Charlotte’s economic recovery is in full swing, fueled by its concentration of young, highly educated people, a business-friendly environment and an affordable lifestyle. Multifamily rents grew by 1.2 percent on a trailing three-month (T3) basis through November, surpassing the national rate by 20 basis points. On a year-over-year basis, rents increased by 17.6 percent, granting Charlotte the last spot in the top 10 U.S. metros for rent growth. Despite substantial gains, the average rate stood $126 below the $1,590 U.S. figure, which added to the market’s overall appeal.
Unemployment improved to 3.6 percent in October, according to preliminary data from the Bureau of Labor Statistics, outperforming the 4.1 percent North Carolina rate.
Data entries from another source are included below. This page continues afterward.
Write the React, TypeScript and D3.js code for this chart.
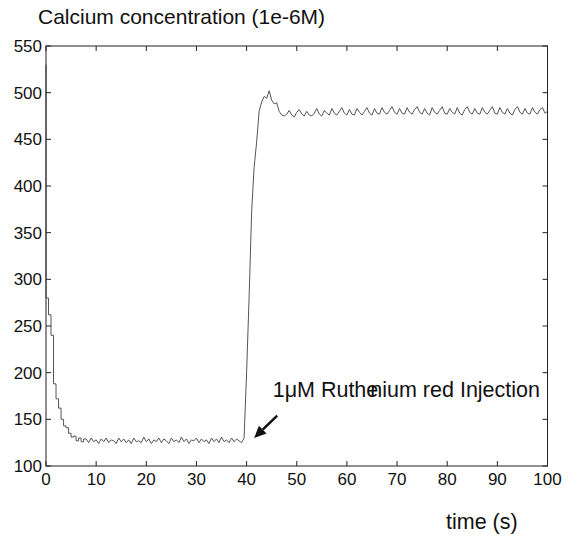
import React from 'react';
import * as d3 from 'd3';

// sampling step of the recorded trace (seconds)
const SAMPLE_STEP = 0.5;

// t = 0 .. 7.5 s : fast decay after start
const decayValues = [530, 280, 262, 240, 188, 172, 162, 150, 143, 141, 135, 131, 132, 127, 130, 126];

// t = 8 .. 39.5 s : low baseline
const baselineValues = [
  129, 125, 130, 126, 128, 124, 129, 126, 130, 125, 128, 127, 124, 130, 126, 129,
  125, 128, 124, 130, 126, 127, 125, 131, 126, 129, 124, 128, 126, 130, 125, 129,
  127, 124, 130, 126, 128, 125, 131, 126, 129, 124, 128, 127, 130, 125, 129, 126,
  128, 124, 130, 126, 129, 125, 131, 126, 128, 125, 130, 126, 129, 127, 125, 130,
];

// t = 40 .. 47 s : rise after injection
const riseValues = [200, 281, 372, 420, 447, 480, 490, 496, 494, 502, 492, 488, 489, 480, 476];

// t = 47.5 .. 100 s : plateau
const plateauValues = [
  475, 477, 481, 476, 474, 479, 482, 477, 475, 480, 476, 475, 478, 483, 477, 475,
  481, 478, 476, 483, 478, 476, 480, 484, 478, 476, 482, 477, 476, 483, 479, 476,
  480, 484, 478, 476, 483, 478, 477, 484, 479, 477, 481, 485, 479, 477, 483, 478,
  477, 484, 479, 477, 482, 485, 479, 477, 483, 478, 476, 484, 479, 477, 481, 485,
  478, 477, 483, 479, 477, 484, 478, 476, 482, 485, 479, 477, 483, 478, 477, 484,
  479, 477, 481, 485, 478, 477, 484, 479, 477, 483, 478, 476, 482, 485, 479, 477,
  483, 478, 477, 484, 479, 477, 482, 484, 478, 480,
];

const xTicks = [0, 10, 20, 30, 40, 50, 60, 70, 80, 90, 100];
const yTicks = [100, 150, 200, 250, 300, 350, 400, 450, 500, 550];
const xDomain = [0, 100];
const yDomain = [100, 550];

const titleText = 'Calcium concentration (1e-6M)';
const xLabelText = 'time (s)';
const annotationHead = '1μM Ruthe';
const annotationTail = 'nium red Injection';
// annotation anchor points in data units [time, value]
const annotationTextAt = [45.2, 174];
const arrowTailAt = [46.1, 154];
const arrowTipAt = [41.5, 130];

export default function App() {
  const W = 572;
  const H = 536;
  const x = d3.scaleLinear().domain(xDomain).range([46, 547.5]);
  const y = d3.scaleLinear().domain(yDomain).range([466, 46]);

  const all = [...decayValues, ...baselineValues, ...riseValues, ...plateauValues];
  const points: [number, number][] = all.map((v, i) => [i * SAMPLE_STEP, v]);
  const decayPts = points.slice(0, decayValues.length + 1);
  const restPts = points.slice(decayValues.length);

  const stepLine = d3
    .line<[number, number]>()
    .x((d) => x(d[0]))
    .y((d) => y(d[1]))
    .curve(d3.curveStepBefore);
  const linLine = d3
    .line<[number, number]>()
    .x((d) => x(d[0]))
    .y((d) => y(d[1]));

  const x0 = x.range()[0];
  const x1 = x.range()[1];
  const y0 = y.range()[0];
  const y1 = y.range()[1];
  const tick = 5;

  // arrow
  const tx = x(arrowTipAt[0]);
  const ty = y(arrowTipAt[1]);
  const sx = x(arrowTailAt[0]);
  const sy = y(arrowTailAt[1]);
  const ang = Math.atan2(ty - sy, tx - sx);
  const headLen = 12;
  const headW = 5.5;
  const bx = tx - headLen * Math.cos(ang);
  const by = ty - headLen * Math.sin(ang);
  const px = -Math.sin(ang) * headW;
  const py = Math.cos(ang) * headW;

  const font = '"Liberation Sans", Arial, Helvetica, sans-serif';

  return (
    <svg
      width={W}
      height={H}
      style={{ position: 'absolute', left: 0, top: 0, background: '#fff' }}
      fontFamily={font}
    >
      <rect x={0} y={0} width={W} height={H} fill="#fff" />
      <text x={38} y={24} fontSize={21} fill="#111">
        {titleText}
      </text>

      {/* trace */}
      <path d={stepLine(decayPts) || ''} fill="none" stroke="#555" strokeWidth={1} />
      <path d={linLine(restPts) || ''} fill="none" stroke="#555" strokeWidth={1} />

      {/* box */}
      <rect x={x0} y={y1} width={x1 - x0} height={y0 - y1} fill="none" stroke="#222" strokeWidth={1} />

      {xTicks.map((t) => (
        <g key={'x' + t}>
          <line x1={x(t)} x2={x(t)} y1={y0} y2={y0 - tick} stroke="#222" />
          <line x1={x(t)} x2={x(t)} y1={y1} y2={y1 + tick} stroke="#222" />
          <text x={x(t)} y={485} fontSize={17} textAnchor="middle" fill="#111">
            {t}
          </text>
        </g>
      ))}
      {yTicks.map((v) => (
        <g key={'y' + v}>
          <line x1={x0} x2={x0 + tick} y1={y(v)} y2={y(v)} stroke="#222" />
          <line x1={x1} x2={x1 - tick} y1={y(v)} y2={y(v)} stroke="#222" />
          <text x={42} y={y(v) + 6} fontSize={17} textAnchor="end" fill="#111">
            {v}
          </text>
        </g>
      ))}

      <text x={446} y={529} fontSize={21.5} fill="#111">
        {xLabelText}
      </text>

      {/* annotation */}
      <text x={x(annotationTextAt[0])} y={y(annotationTextAt[1])} fontSize={21.5} fill="#111">
        {annotationHead}
        <tspan dx={-8}>{annotationTail}</tspan>
      </text>
      <line x1={sx} y1={sy} x2={bx} y2={by} stroke="#111" strokeWidth={2.5} />
      <polygon
        points={`${tx},${ty} ${bx + px},${by + py} ${bx - px},${by - py}`}
        fill="#111"
      />
    </svg>
  );
}
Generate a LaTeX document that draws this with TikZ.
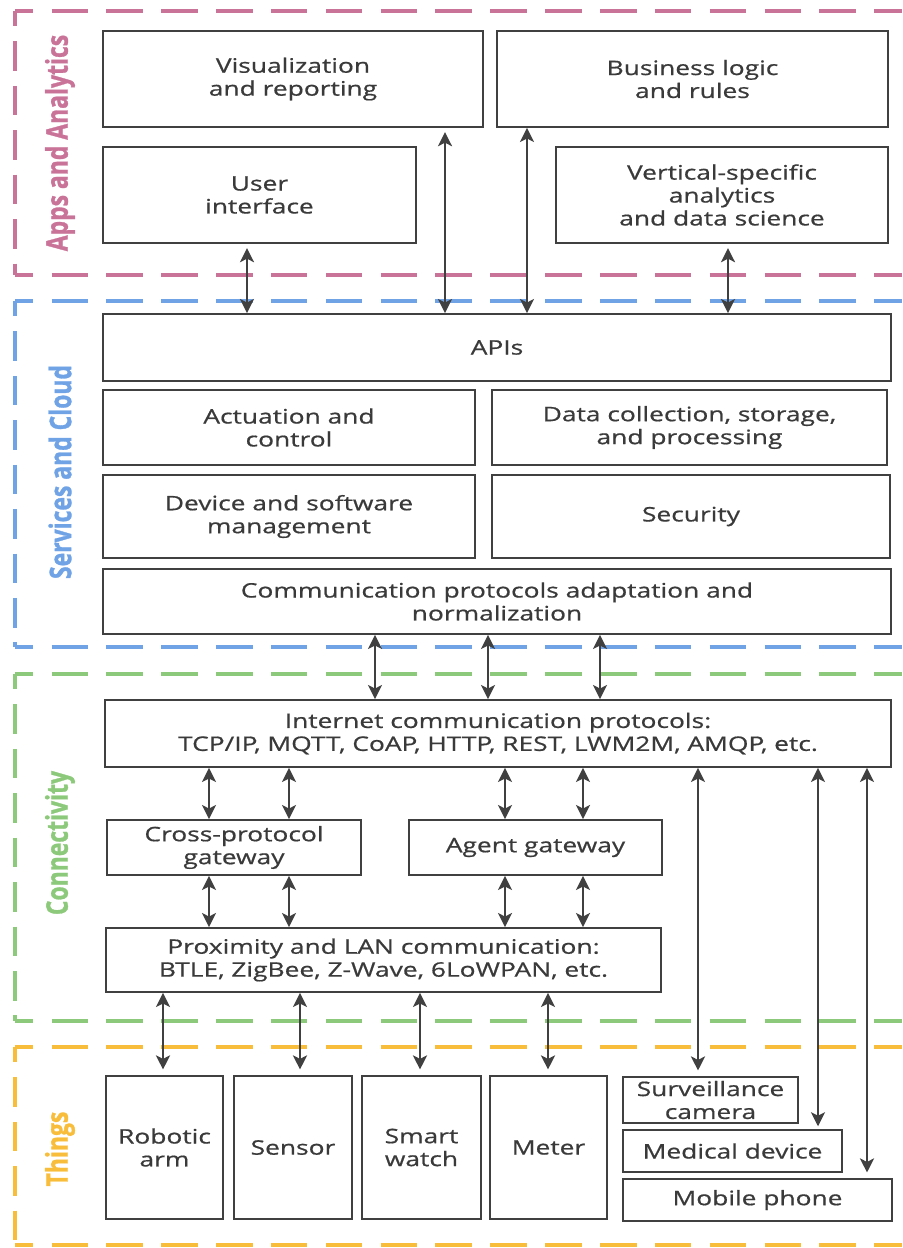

Charlotte added 40,600 jobs in the 12 months ending in September, for a 5.9 percent year-over-year improvement. Leisure and hospitality added the most positions (13,700 jobs), followed by professional and business services (13,200). The Queen City is steadily making its mark in fintech, as well. Fortune 500 investor services company Moody’s announced it would expand this year to a South End office space that will house 500 employees.
Developers brought 9,617 units online in 2021 through November, with year-end deliveries expected to exceed 2016’s cycle high of 9,785 units. Meanwhile, investment volume surpassed $3.2 billion, and the per-unit price topped 200,000 for the first time ever.